The proscenium was repeatedly ‘violated’ by performances, which followed their own contours. “The audience enjoys such violations,” says Polash Pratim Mech of the Oftas Group of Sivasagar, who presented his adaptation of William Shakespeare’s King Lear called Fall of a King. Using Chotal Bihu, a rare Bihu performance tailored for courtyards of Assamese household, Lear becomes an Assamese gaon burha or village headman in this play, even as Mech’s deft usage of Chotal Bihu transforms the stage that resembles an Akira Kurosawa set. On the next day, a nervous Illangovan who was not sure if the audience would be able to connect with Mystique Mirror produced by Chennai-based Manalmugudi Drama Troupe got a standing ovation from the audience for their visual extravaganza. The troupe presented a story of Kuhaimaravasigal (Cave Tree Dwellers), chased away from their habitats who turn into birds, abandoning their human existence. The forest, again, provided the perfect backdrop.

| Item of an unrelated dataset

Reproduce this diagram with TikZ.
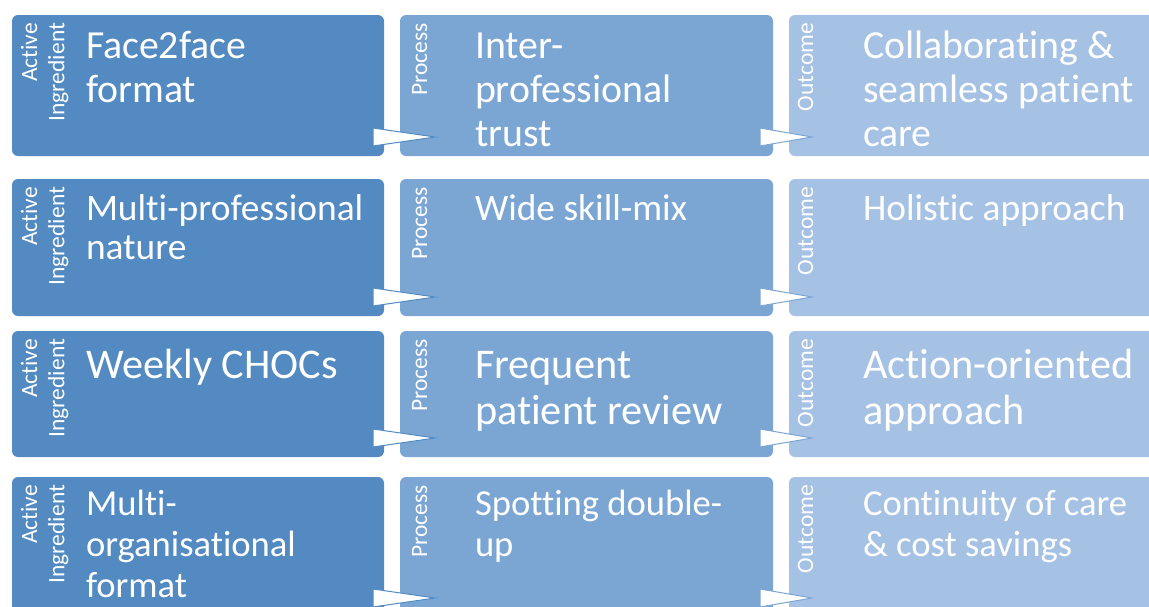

For Rabha and several others associated with this festival, more than providing a ‘unique experience’, the message of the festival is important. “The character of this festival lies in the use of locally available materials, improvisations on the space and sound without any artificial or pseudo devices. If we lose that character, it will all be lost,” he says. Perhaps the only hope for him is that already three different theatre troupes in Assam are trying to adopt this experiment to newer terrains.